I have to say that whilst I generally hate Burda patterns due to their lack of decent instructions I think the quality of their winter coat designs are brilliant. So many to choose from; a style to suit everyone.
Now on to the fabric. The pattern calls for fulled fabrics, knits and fibre fleece. Fulled fabric is a felted wool that has the same appearance on both sides and it looks slightly matted. You can use a blended fabric such as loden which tends to have polyester in it or as I did a 100% boiled wool. I got mine from Dragonfly Fabrics who hold a load of different (and very beautiful) colours. I suggest using their sample service to be sure of the colour you get as they can look a little different next to your skin.
|Grey Melange Boiled Wool - Dragonfly Fabrics|
|Petrol Boiled Wool - Dragonfly Fabrics|
I have heard a number of things about pre-treating wool. Some fabric shops have told me on more than one occasion that you don't need to pre-treat but so many other websites and fellow sewers have said the opposite. Basically due to wool having the potential to shrink when heat is applied through pressing or cleaning techniques I figured it's better to treat the fabric prior to cutting. You can do one of the following -
- Steaming the wool with a hot wet, ringed out towel in a tumble dryer. Put it on a high heat and stick the wool in the dryer for about 30 minutes. You may want to serge the edges of your wool first. It sound scary but it works!
- Steaming the wool with your iron, hovering above the fabric.
- Washing on a cool machine or hand wash (this is dependant on wool type but you can do this with boiled wool). Obviously if you plan to wash your coat you need to treat it as you plan to clean it in the future.
- Dry cleaning.
I chose to pre-treat by steaming the fabric with my steam iron. A laborious job, but great for getting a free facial! As the fabric came all folded up it not only helped to pre-shrink but also to take out the creases in the fabric. The steam literally melted the creases away before my eyes. You then need to leave the wool out to dry, flat on the floor or in my case the only surface big enough, my bed.
I made a couple of adjustments to the pattern - firstly I added pockets. My first coat, which I made last year, has no pockets - I omitted them mainly because when I tried to add some the wool started to stretch so I decided it best to leave them off. HUGE mistake! Every time I wore it I just wanted to put my hands in my pockets.... SO annoying!! Needless to say it isn't worn so much anymore - that's how important a pocket is on a winter coat! Anyway this time I added side seam pockets big enough for gloved hands and I reinforced the pocket openings with staytape to stop it stretching. I didn't really know about the wonder of using twill or staytape when sewing my last coat and it really would have solved my pocket stretching issues. I considered welt pockets on this coat but I think I made the right decision as the way the coat is wrapped over the body I felt they may not fall flat when wearing it.
The second adjustment I made was to add a lining. I felt a winter coat of just wool would be annoying to take on and off easily due to having no slippery surface to move against, I thought it could be itchy and most importantly not so warm without another layer to insulate. If you want more info on which linings to use on your coat take a look at my post here.

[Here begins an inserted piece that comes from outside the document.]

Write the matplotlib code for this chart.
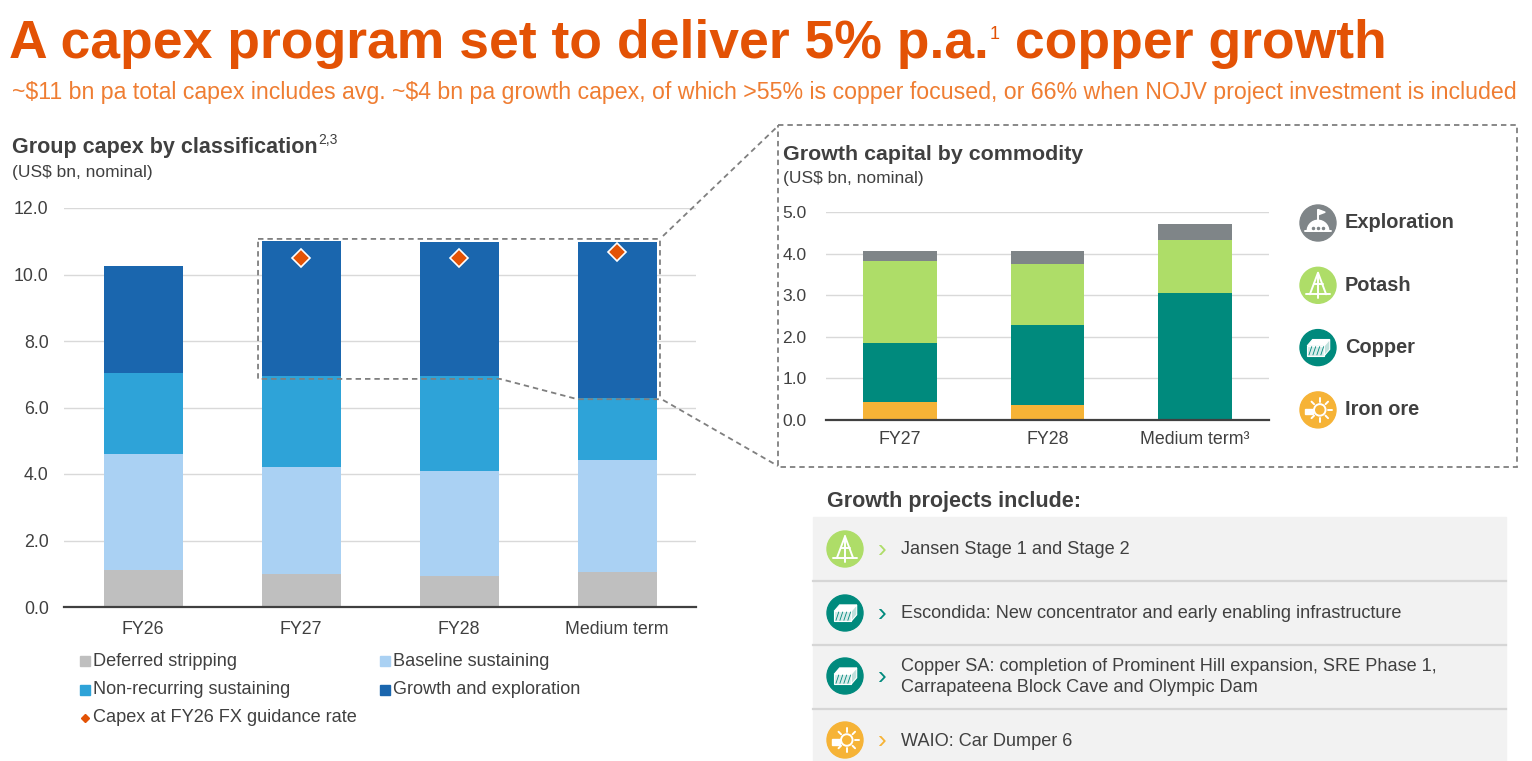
import matplotlib.pyplot as plt
import matplotlib.patches as mpatches
import numpy as np

plt.rcParams['font.family'] = ['Liberation Sans', 'DejaVu Sans']

# Group capex by classification (US$ bn)
periods = ['FY26', 'FY27', 'FY28', 'Medium term']
deferred = [1.10, 0.98, 0.92, 1.04]
baseline = [3.50, 3.23, 3.17, 3.37]
nonrecurring = [2.43, 2.75, 2.85, 1.87]
growth = [3.22, 4.05, 4.04, 4.70]
fx_capex = [np.nan, 10.49, 10.49, 10.69]
class_names = ['Deferred stripping', 'Baseline sustaining',
               'Non-recurring sustaining', 'Growth and exploration']
fx_name = 'Capex at FY26 FX guidance rate'

# Growth capital by commodity (US$ bn)
growth_periods = ['FY27', 'FY28', 'Medium term\u00b3']
iron_ore = [0.42, 0.34, 0.0]
copper = [1.42, 1.93, 3.04]
potash = [1.97, 1.47, 1.29]
exploration = [0.25, 0.31, 0.37]
commodities = ['Exploration', 'Potash', 'Copper', 'Iron ore']

projects = ['Jansen Stage 1 and Stage 2',
            'Escondida: New concentrator and early enabling infrastructure',
            'Copper SA: completion of Prominent Hill expansion, SRE Phase 1,\n'
            'Carrapateena Block Cave and Olympic Dam',
            'WAIO: Car Dumper 6']
project_kind = ['Potash', 'Copper', 'Copper', 'Iron ore']

ORANGE = '#E35205'
TXT = '#404040'
DASH = (0, (3, 2.2))
class_cols = ['#BFBFBF', '#AAD1F3', '#2EA3D8', '#1A66AE']
comm_cols = {'Exploration': '#7F8588', 'Potash': '#AEDD68',
             'Copper': '#008A7D', 'Iron ore': '#F6B336'}

W, H = 1532, 761
fig = plt.figure(figsize=(W / 100, H / 100), dpi=100)


def box(l, t, r, b):
    return [l / W, 1 - b / H, (r - l) / W, (b - t) / H]


def style_axis(ax):
    for s in ['top', 'right', 'left']:
        ax.spines[s].set_visible(False)
    ax.spines['bottom'].set_color('#404040')
    ax.spines['bottom'].set_linewidth(1.6)
    ax.spines['bottom'].set_zorder(3)
    ax.grid(axis='y', color='#d9d9d9', lw=1, zorder=0)
    ax.set_axisbelow(True)
    ax.tick_params(length=0, labelsize=12.8, colors=TXT)
    ax.tick_params(axis='y', pad=11)
    ax.tick_params(axis='x', pad=10)


# ---- left chart
ax1 = fig.add_axes(box(64, 208, 696, 607))
x = np.arange(len(periods))
bottom = np.zeros(len(periods))
for vals, col in zip([deferred, baseline, nonrecurring, growth], class_cols):
    ax1.bar(x, vals, 0.5, bottom=bottom, color=col, zorder=2)
    bottom += np.array(vals)
ax1.plot(x, fx_capex, 'D', ms=9, color=ORANGE, mec='white', mew=1.2, zorder=4)
ax1.set_xlim(-0.5, len(periods) - 0.5)
ax1.set_ylim(0, 12)
ax1.set_yticks(np.arange(0, 12.1, 2))
ax1.set_yticklabels([f'{v:.1f}' for v in np.arange(0, 12.1, 2)])
ax1.set_xticks(x)
ax1.set_xticklabels(periods)
style_axis(ax1)

# dashed outline round the growth segments FY27 onwards
gb = bottom - np.array(growth)
top = bottom[1:].max() + 0.06
lo = gb[1:3].min() - 0.08
xl, xr = 1 - 0.272, 3 + 0.272
outline_x = [xl, xr, xr, 3 - 0.25, 2 + 0.26, xl, xl]
outline_y = [top, top, gb[3] - 0.03, gb[3] - 0.03, lo, lo, top]
ax1.plot(outline_x, outline_y, color='#7f7f7f', lw=1.3, ls=DASH,
         zorder=5, clip_on=False)

# ---- right chart
ax2 = fig.add_axes(box(826, 212, 1269, 419.5))
x2 = np.arange(len(growth_periods))
bottom2 = np.zeros(len(growth_periods))
for name, vals in zip(['Iron ore', 'Copper', 'Potash', 'Exploration'],
                      [iron_ore, copper, potash, exploration]):
    ax2.bar(x2, vals, 0.5, bottom=bottom2, color=comm_cols[name], zorder=2)
    bottom2 += np.array(vals)
ax2.set_xlim(-0.5, len(growth_periods) - 0.5)
ax2.set_ylim(0, 5)
ax2.set_yticks(np.arange(0, 5.1, 1))
ax2.set_yticklabels([f'{v:.1f}' for v in np.arange(0, 5.1, 1)])
ax2.set_xticks(x2)
ax2.set_xticklabels(growth_periods)
style_axis(ax2)
ax2.tick_params(axis='y', labelsize=12.5, pad=14)
ax2.tick_params(axis='x', pad=8)

# ---- overlay in pixel coordinates for texts, boxes and icons
ov = fig.add_axes([0, 0, 1, 1])
ov.set_xlim(0, W)
ov.set_ylim(H, 0)
ov.axis('off')
rend = fig.canvas.get_renderer()


def sup_text(x, y, main, sup, size, sup_size, rise, **kw):
    t = ov.text(x, y, main, fontsize=size, va='baseline', **kw)
    bb = t.get_window_extent(renderer=rend)
    kw.pop('fontweight', None)
    s = ov.text(bb.x1 + 1, y - rise, sup, fontsize=sup_size, va='baseline', **kw)
    return s.get_window_extent(renderer=rend).x1


end = sup_text(9, 58, 'A capex program set to deliver 5% p.a.', '1', 38.5, 13, 19,
               color=ORANGE, fontweight='bold')
ov.text(end, 58, ' copper growth', fontsize=38.5, va='baseline',
        color=ORANGE, fontweight='bold')
ov.text(12, 99, r'~\$11 bn pa total capex includes avg. ~\$4 bn pa growth capex, '
        'of which >55% is copper focused, or 66% when NOJV project investment '
        'is included', fontsize=16.7, va='baseline', color='#EF7D32')

sup_text(12, 153, 'Group capex by classification', '2,3', 15.5, 10, 9,
         color=TXT, fontweight='bold')
ov.text(12, 177, '(US$ bn, nominal)', fontsize=12.5, va='baseline', color=TXT)
ov.text(783, 160, 'Growth capital by commodity', fontsize=15.4,
        va='baseline', color=TXT, fontweight='bold')
ov.text(783, 183, '(US$ bn, nominal)', fontsize=12.5, va='baseline', color=TXT)

# left legend
leg_pos = [(80, 661), (380, 661), (80, 690), (380, 690)]
for (lx, ly), name, col in zip(leg_pos, class_names, class_cols):
    ov.add_patch(mpatches.Rectangle((lx, ly - 5), 10, 10, color=col))
    ov.text(lx + 13, ly, name, fontsize=13.1, va='center', color=TXT)
ov.plot(85, 718, 'D', ms=4.5, color=ORANGE)
ov.text(93, 718, fx_name, fontsize=13.1, va='center', color=TXT)

# zoom box and connectors
ov.add_patch(mpatches.Rectangle((778, 125), 739, 342, fill=False,
                                ec='#7f7f7f', lw=1.3, ls=DASH))
ov.plot([663, 778], [236, 126], color='#7f7f7f', lw=1.3, ls=DASH)
ov.plot([663, 778], [400, 466], color='#7f7f7f', lw=1.3, ls=DASH)


def icon(cx, cy, r, kind):
    col = comm_cols[kind]
    ov.add_patch(mpatches.Circle((cx, cy), r, color=col, zorder=3))
    w = dict(color='white', lw=1.4, zorder=4, solid_capstyle='round')
    if kind == 'Exploration':
        ov.add_patch(mpatches.Wedge((cx, cy + 0.45 * r), 0.6 * r, 180, 360,
                                    color='white', zorder=4))
        ov.plot([cx - 0.7 * r, cx + 0.7 * r], [cy + 0.45 * r] * 2, **w)
        ov.plot([cx, cx], [cy - 0.15 * r, cy - 0.75 * r], **w)
        ov.add_patch(mpatches.Polygon([(cx, cy - 0.75 * r),
                                       (cx + 0.4 * r, cy - 0.6 * r),
                                       (cx, cy - 0.45 * r)],
                                      color='white', zorder=4))
        for dx in (-0.3, 0, 0.3):
            ov.plot(cx + dx * r, cy + 0.3 * r, 'o', ms=1.5, color=col, zorder=5)
    elif kind == 'Potash':
        ov.plot([cx - 0.45 * r, cx, cx + 0.45 * r],
                [cy + 0.5 * r, cy - 0.7 * r, cy + 0.5 * r], **w)
        ov.plot([cx, cx], [cy - 0.7 * r, cy + 0.7 * r], **w)
        ov.plot([cx - 0.65 * r, cx + 0.65 * r], [cy + 0.5 * r] * 2, **w)
        ov.plot([cx - 0.25 * r, cx + 0.25 * r], [cy - 0.05 * r] * 2, **w)
    elif kind == 'Copper':
        front = [(cx - 0.6 * r, cy - 0.1 * r), (cx + 0.35 * r, cy - 0.1 * r),
                 (cx + 0.35 * r, cy + 0.45 * r), (cx - 0.6 * r, cy + 0.45 * r)]
        topf = [(cx - 0.6 * r, cy - 0.1 * r), (cx - 0.3 * r, cy - 0.45 * r),
                (cx + 0.65 * r, cy - 0.45 * r), (cx + 0.35 * r, cy - 0.1 * r)]
        side = [(cx + 0.35 * r, cy - 0.1 * r), (cx + 0.65 * r, cy - 0.45 * r),
                (cx + 0.65 * r, cy + 0.1 * r), (cx + 0.35 * r, cy + 0.45 * r)]
        for poly, fc in ((front, '#d8ecea'), (topf, 'white'), (side, '#bfe0dc')):
            ov.add_patch(mpatches.Polygon(poly, fc=fc, ec='white', lw=0.8,
                                          zorder=4))
        for k in range(4):
            x0 = cx - 0.5 * r + k * 0.22 * r
            ov.plot([x0, x0 + 0.15 * r], [cy + 0.4 * r, cy - 0.05 * r],
                    color=col, lw=0.6, zorder=5)
    else:
        ov.add_patch(mpatches.Circle((cx + 0.1 * r, cy), 0.32 * r, fill=False,
                                     ec='white', lw=1.4, zorder=4))
        for a in np.linspace(0, 2 * np.pi, 9)[:-1]:
            ov.plot([cx + 0.1 * r + 0.45 * r * np.cos(a),
                     cx + 0.1 * r + 0.65 * r * np.cos(a)],
                    [cy + 0.45 * r * np.sin(a), cy + 0.65 * r * np.sin(a)], **w)
        ov.add_patch(mpatches.Rectangle((cx - 0.75 * r, cy - 0.05 * r),
                                        0.45 * r, 0.3 * r, color='white',
                                        zorder=4))


# right legend
for i, name in enumerate(commodities):
    cy = 223 + i * 62.3
    icon(1318, cy, 18, name)
    ov.text(1345, cy, name, fontsize=14.4, va='center', color=TXT,
            fontweight='bold')

# growth projects list
ov.text(827, 507, 'Growth projects include:', fontsize=15.5, va='baseline',
        color=TXT, fontweight='bold')
ov.add_patch(mpatches.Rectangle((813, 517), 693, 250, color='#f2f2f2',
                                zorder=1))
row_y = [550, 614, 677, 741]
for yy in [580.5, 644.5, 708.5]:
    ov.plot([813, 1506], [yy, yy], color='#d6d6d6', lw=1.6, zorder=2)
for yy, name, kind in zip(row_y, projects, project_kind):
    icon(845, yy - 1, 18, kind)
    ov.text(882, yy, '\u203a', fontsize=19, va='center', ha='center',
            color=comm_cols[kind], zorder=3)
    ov.text(901, yy, name, fontsize=13.1, va='center', color=TXT,
            linespacing=1.25, zorder=3)

fig.savefig('out.png', dpi=100)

I improvised a little at the cutting out stage. Using the pattern pieces I cut out a second back panel in a satin back crepe and worked out roughly where the coat folded over at the front when on and cut that width off of the front panels. I always do this type of thing by eye and keeping my fingers crossed and it seems to have worked pretty well so far! When the pieces were sewn together I pinned the lining on to the coat to check that it worked and chopped some excess off of the corners at the top front of the coat. When I was happy I serged the edges to stop them fraying and then hemmed the bottom of the lining. I pinned the lining back on to the coat and just pushed the serged edges under to hide them. I then hand sewed the whole thing in to the coat, securing at the shoulders and armpits. It worked pretty well although for some reason the bottom hem whilst measured perfectly doesn't fall quite evenly so I wish I had hemmed it when on the coat rather than before putting the lining on. But being lazy I cannot be bothered to alter it now and to be honest no-one has noticed yet as its hidden from view!

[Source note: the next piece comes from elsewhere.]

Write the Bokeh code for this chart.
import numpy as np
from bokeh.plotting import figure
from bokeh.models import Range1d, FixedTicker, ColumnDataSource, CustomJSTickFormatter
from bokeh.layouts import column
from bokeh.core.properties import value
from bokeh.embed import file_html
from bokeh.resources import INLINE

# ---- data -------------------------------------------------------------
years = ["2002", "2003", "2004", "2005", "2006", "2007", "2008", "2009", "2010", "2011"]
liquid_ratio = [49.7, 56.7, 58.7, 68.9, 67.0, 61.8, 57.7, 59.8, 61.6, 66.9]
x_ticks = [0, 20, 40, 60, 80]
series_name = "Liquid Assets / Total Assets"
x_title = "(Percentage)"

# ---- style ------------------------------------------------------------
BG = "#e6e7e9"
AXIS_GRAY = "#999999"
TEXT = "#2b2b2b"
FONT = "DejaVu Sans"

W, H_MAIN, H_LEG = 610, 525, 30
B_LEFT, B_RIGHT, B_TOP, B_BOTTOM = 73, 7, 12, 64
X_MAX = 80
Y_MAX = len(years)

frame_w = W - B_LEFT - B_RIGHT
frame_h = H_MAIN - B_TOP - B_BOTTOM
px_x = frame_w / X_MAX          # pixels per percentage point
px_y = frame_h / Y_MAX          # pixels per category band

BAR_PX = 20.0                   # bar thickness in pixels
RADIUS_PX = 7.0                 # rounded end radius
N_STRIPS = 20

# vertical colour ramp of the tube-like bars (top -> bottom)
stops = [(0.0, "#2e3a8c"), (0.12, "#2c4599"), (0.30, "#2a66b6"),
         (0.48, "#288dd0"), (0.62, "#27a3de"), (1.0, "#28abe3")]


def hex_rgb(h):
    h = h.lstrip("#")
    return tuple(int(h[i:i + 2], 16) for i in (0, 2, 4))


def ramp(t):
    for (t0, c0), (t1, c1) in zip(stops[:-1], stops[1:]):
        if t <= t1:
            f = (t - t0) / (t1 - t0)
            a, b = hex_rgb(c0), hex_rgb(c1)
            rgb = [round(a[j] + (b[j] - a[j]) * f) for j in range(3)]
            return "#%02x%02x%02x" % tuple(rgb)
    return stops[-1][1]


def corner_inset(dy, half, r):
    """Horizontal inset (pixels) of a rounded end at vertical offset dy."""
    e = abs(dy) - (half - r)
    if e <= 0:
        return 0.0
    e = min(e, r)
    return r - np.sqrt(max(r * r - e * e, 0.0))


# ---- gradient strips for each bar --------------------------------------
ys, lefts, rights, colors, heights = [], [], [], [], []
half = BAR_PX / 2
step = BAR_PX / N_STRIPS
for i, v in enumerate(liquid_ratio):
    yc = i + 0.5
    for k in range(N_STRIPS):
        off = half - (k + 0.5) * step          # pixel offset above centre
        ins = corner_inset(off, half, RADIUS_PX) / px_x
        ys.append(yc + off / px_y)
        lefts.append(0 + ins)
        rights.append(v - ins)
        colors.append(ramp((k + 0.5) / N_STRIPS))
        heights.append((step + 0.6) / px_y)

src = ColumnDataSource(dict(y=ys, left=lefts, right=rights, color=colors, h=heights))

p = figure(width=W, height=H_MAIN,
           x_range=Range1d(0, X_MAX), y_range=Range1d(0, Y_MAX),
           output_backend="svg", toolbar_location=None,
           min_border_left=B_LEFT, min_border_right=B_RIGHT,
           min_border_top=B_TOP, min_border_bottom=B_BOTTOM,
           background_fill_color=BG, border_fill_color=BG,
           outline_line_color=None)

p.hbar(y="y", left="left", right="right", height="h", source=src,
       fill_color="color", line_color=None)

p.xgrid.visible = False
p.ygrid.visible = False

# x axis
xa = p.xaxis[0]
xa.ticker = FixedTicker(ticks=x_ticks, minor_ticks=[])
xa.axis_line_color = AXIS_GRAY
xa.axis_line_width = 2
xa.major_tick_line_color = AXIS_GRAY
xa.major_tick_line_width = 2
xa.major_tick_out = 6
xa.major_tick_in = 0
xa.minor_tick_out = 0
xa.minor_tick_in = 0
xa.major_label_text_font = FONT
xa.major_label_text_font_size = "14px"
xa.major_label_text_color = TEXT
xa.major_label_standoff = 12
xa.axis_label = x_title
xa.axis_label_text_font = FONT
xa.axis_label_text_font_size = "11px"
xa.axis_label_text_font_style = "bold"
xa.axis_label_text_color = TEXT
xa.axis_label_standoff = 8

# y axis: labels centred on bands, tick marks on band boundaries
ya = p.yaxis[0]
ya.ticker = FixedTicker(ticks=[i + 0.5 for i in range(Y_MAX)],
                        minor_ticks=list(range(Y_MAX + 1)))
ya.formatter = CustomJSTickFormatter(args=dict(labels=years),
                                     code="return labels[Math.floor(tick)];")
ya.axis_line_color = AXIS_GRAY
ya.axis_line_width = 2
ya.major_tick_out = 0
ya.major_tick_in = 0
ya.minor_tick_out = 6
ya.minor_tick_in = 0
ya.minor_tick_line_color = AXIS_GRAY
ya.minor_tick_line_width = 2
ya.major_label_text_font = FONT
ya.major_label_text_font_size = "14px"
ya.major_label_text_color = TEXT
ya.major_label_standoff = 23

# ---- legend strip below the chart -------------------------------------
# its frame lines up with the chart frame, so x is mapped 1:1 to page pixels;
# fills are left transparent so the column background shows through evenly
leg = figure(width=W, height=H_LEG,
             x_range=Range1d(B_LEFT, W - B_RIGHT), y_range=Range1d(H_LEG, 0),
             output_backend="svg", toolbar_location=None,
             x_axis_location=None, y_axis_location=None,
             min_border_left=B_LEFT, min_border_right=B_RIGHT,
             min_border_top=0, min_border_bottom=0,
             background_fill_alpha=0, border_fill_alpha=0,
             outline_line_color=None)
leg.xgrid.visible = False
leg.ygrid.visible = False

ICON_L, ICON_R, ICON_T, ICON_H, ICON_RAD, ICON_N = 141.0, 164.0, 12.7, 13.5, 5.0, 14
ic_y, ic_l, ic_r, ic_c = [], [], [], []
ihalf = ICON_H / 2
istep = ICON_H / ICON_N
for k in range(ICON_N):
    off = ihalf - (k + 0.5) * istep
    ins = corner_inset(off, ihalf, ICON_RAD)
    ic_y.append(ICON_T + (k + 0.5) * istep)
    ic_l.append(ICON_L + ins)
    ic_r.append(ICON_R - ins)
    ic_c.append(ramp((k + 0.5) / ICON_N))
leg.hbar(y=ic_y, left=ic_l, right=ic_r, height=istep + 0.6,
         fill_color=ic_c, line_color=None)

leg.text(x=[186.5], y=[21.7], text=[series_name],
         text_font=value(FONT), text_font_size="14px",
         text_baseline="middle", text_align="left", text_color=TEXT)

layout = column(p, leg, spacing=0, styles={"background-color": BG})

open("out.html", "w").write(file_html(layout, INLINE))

Another adjustment was to sew the sleeve edges. For some reason the sleeves came way past the end of my wrists by a good two inches. I must have super short arms! But I used the excess length to add a design feature, sewing two lines of stitches around the wrist openings to create lines that emulate the stitch lines down the back and side seams of the coat. This coat has a nice feature which requires flat felled seams to be sewn on the main seams. A flat felled seam - whilst the rather vague instructions don't describe them so well - is when you reduce the seam bulk on one half of the sewn seam allowance by trimming it back and then you take the untrimmed side and bend it over the reduced bulk, folding the larger section over and under the trimmed allowance to conceal it. You then sew the seam closed close to the edge of the folded over allowance. It looks like two parallel lines from the right side. A little detail you see on a lot of expensive coats so it's rather nice to see it on this coat. Also if you don't line this coat a felled seam makes the innards look nice and neat as well. It was a little annoying with this fabric because due to its thickness it was tough to do well. A little cheat with boiled wool, instead of folding the fabric over and under the trimmed seam allowance you can fold it flat, sew as you would with the felled hem a short distance from the seam line and then trim the excess close to the stitches. I honestly couldn't tell the difference and as the fabric doesn't fray it means you can do this easily and it saves tonnes of time! Plus if you put a lining in no-one will ever know!! Shhh!!
Lastly I didn't add a belt made of self fabric as I thought it would easily stretch out and I didn't make one out of leather but utilised an old leather belt I bought eons ago in Accessorise. Looks like hoarding some stuff can come in handy!! I love the shape the belt gives the coat as its quite wide and I think it adds a little bit of class to the coat.
All in all I really love it. I have worn it every day since I finished it last weekend and have received many compliments about it. I think its an easy coat to make, it took about 12 hours including the lining, without it I could have finished it in half the time and been happy with wearing it. I would wholly recommend the coat for beginners as there is nothing too daunting in the design. There are no tricky fastenings and it allows you to make something that looks complicated without needing to break a sweat!
So will you be sewing a winter coat this season? If so what is your pattern of choice?